*Requirements*:
For the records below, say how many lines contain the string "chart". Give the number only.

*Entries shown*:
========================
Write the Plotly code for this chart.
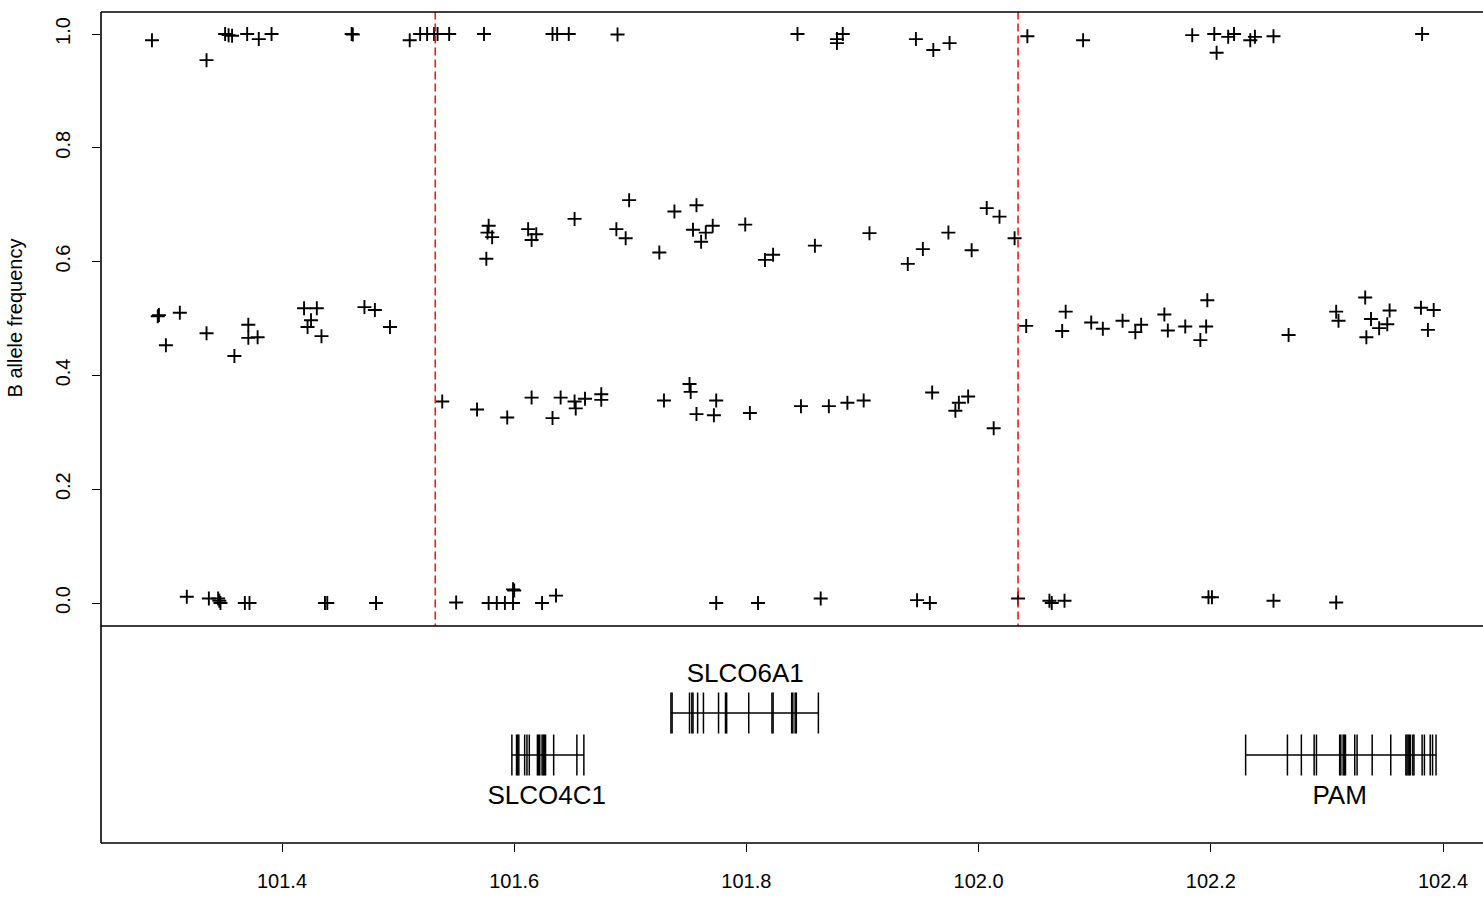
========================
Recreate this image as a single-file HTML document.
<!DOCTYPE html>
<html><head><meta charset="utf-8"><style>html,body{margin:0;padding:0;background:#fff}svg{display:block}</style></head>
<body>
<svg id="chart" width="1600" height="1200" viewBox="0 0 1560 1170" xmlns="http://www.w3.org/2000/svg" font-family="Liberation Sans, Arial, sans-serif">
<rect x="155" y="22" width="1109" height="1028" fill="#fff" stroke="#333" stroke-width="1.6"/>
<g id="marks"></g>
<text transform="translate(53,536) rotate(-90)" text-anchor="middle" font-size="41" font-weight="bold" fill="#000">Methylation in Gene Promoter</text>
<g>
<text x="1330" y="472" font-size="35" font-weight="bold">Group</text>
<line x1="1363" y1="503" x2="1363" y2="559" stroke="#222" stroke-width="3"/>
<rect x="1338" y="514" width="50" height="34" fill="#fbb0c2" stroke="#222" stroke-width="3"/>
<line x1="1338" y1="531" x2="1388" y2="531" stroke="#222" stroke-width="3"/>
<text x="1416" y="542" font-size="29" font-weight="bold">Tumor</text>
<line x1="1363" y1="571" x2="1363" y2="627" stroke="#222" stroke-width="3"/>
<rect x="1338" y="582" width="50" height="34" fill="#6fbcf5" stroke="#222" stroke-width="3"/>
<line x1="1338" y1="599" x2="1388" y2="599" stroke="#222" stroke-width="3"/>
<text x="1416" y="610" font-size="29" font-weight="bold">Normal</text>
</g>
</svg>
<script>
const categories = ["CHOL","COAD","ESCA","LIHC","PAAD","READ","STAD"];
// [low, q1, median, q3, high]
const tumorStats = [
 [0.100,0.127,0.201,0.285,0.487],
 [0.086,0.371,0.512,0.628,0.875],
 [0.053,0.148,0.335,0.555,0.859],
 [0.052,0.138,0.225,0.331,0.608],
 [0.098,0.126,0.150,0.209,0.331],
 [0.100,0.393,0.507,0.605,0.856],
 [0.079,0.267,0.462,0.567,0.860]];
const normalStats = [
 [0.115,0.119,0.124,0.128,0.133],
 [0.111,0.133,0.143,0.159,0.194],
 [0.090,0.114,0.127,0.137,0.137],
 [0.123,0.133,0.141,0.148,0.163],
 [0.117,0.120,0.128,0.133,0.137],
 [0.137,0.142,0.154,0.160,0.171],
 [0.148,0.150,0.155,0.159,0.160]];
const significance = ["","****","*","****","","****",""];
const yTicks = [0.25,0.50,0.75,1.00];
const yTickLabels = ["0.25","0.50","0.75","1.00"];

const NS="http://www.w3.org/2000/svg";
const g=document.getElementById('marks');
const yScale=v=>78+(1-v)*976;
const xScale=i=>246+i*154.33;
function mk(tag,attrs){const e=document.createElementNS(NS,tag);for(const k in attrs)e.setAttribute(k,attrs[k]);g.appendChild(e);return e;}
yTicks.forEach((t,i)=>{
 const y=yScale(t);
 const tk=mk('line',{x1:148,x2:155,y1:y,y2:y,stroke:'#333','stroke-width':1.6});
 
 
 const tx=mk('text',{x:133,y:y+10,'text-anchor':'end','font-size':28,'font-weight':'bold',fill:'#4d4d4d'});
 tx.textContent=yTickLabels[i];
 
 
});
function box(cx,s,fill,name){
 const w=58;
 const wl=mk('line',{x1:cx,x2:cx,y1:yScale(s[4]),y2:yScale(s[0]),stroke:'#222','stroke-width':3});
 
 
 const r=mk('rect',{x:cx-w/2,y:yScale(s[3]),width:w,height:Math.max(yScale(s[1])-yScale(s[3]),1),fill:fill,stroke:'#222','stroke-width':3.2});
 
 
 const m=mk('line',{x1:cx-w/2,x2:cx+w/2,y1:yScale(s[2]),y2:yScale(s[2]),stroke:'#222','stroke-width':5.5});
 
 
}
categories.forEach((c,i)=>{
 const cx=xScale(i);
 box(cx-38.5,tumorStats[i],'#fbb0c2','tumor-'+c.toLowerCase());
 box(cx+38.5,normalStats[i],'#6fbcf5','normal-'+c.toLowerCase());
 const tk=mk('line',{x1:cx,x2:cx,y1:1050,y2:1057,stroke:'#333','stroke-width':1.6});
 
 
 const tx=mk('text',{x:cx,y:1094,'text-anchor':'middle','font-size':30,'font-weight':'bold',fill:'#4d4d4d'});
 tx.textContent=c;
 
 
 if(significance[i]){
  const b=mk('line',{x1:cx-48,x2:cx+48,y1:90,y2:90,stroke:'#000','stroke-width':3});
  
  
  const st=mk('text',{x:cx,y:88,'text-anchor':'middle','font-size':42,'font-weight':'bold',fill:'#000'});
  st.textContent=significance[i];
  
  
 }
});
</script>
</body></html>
========================
*Complete response*:
2